Emile, a much older boy, at his dinner party, received a hint from his mentor, and for the rest of the meal “philosophised all alone in his corner” about luxury, superior all to the grown-up guests. The little Harry, merely unhappy at having to hold his knife and fork “just so” and say so many “my lords and my ladies”, very naturally cries, “I wish I was with my mammy in the kitchen.” Neither then nor at any other time does he seem conscious of superior wisdom; but Theory hangs upon the foolishness of his mother. An uncle, whimsical rather than didactic, but none the less a moralist, fills the place of Rousseau’s tutor, and later, when the boy appears in clothes “trimmed like those of your beau insects vulgarly called butterflies,” this humorist so impresses him with the comparison of that “good and clever boy called Hercules” who was given a poisoned coat to wear, that Harry rips and rends the lacings of his suit and runs down to obey a summons “with half the trimmings hanging in fritters and tatters about him.”

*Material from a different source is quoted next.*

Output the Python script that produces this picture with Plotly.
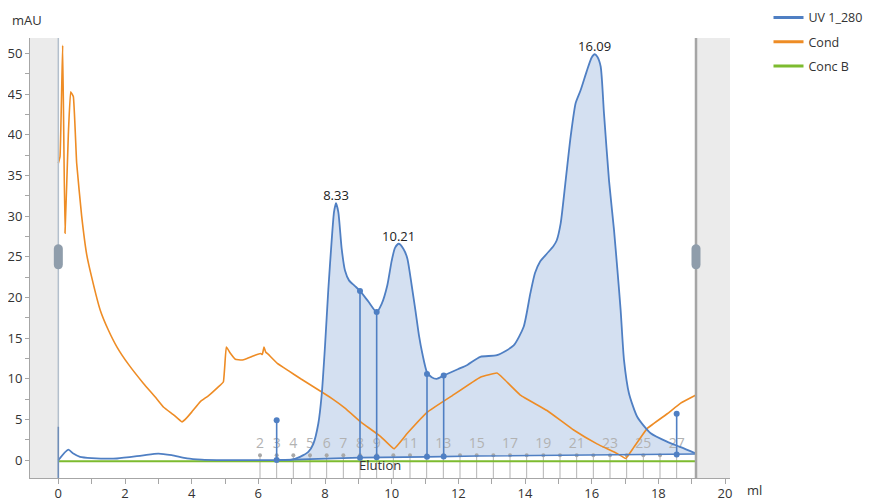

Where Emile was controlled and self-centred, Harry is all impulse and warmth of heart. He fights like a little tiger to avenge his brother or to punish some young scamp, and cares little for the opinion of his fellows; yet he shows the greatest tenderness to animals or persons in distress. His mother, seeking proof of his wits and finding him ready to give away all his clothes except his shirt, decides that “there is but the thickness of a bit of linen between this child and a downright fool”, and so leaves him to his more discerning father.
At times, the author, preoccupied with social and political ideals, so neglects the story that even his lively humour can scarce restore it; yet he can forget Rousseau’s theories in scenes that he invents to illustrate them; nor does he ever accept a theory without proof. To the philosopher’s contention “that self-love is the motive to all human actions”, Brooke answers in the words of the estimable Mr. Meekly, “Virtue forbid”; and his own philosophy is the sounder for a trustworthy ballast of religion and patriotism.
Among minor digressions are a dialogue about toys, another on ghosts, and some of the “thousand little fables” by which Harry’s uncle, “with the most winning and insinuating address, endeavoured to open his mind and cultivate his morals”. One of these, “The Fable of the Little Silver Trouts”, has a tenderness that sets it apart from common fables. It reads like an Irish folk-tale moralised by some good priest.
If Henry Brooke could have passed on his gifts of humour and sympathy to the writers of children’s books, they would have known better than to tie life down to theory. As it was, they were mostly obsessed by the desire to teach, and preferred Mr. Day’s model of a faultless hero to one like the Fool of Quality, who actually discovered two boys within him, one “proud, scornful, ostentatious and revengeful”, the other “humble, gentle, generous, loving and forgiving”.
This English Emile was a moral contrast in himself, an anomaly that might weaken every “Example” in moral tales.
Thomas Day would have no such compromise between good and evil. Moral truths were best expressed by distinct types. To combine these in one person was to confuse the issue. Mr. Day lived, as he wrote, to prove his theories, and whenever the unknown quantity of human nature thwarted him, went back to them with unshaken confidence. A great part of his life was given to works of active benevolence, and his death was no less consistent than his life; for he died in trying to prove that a young horse could be tamed by kindness.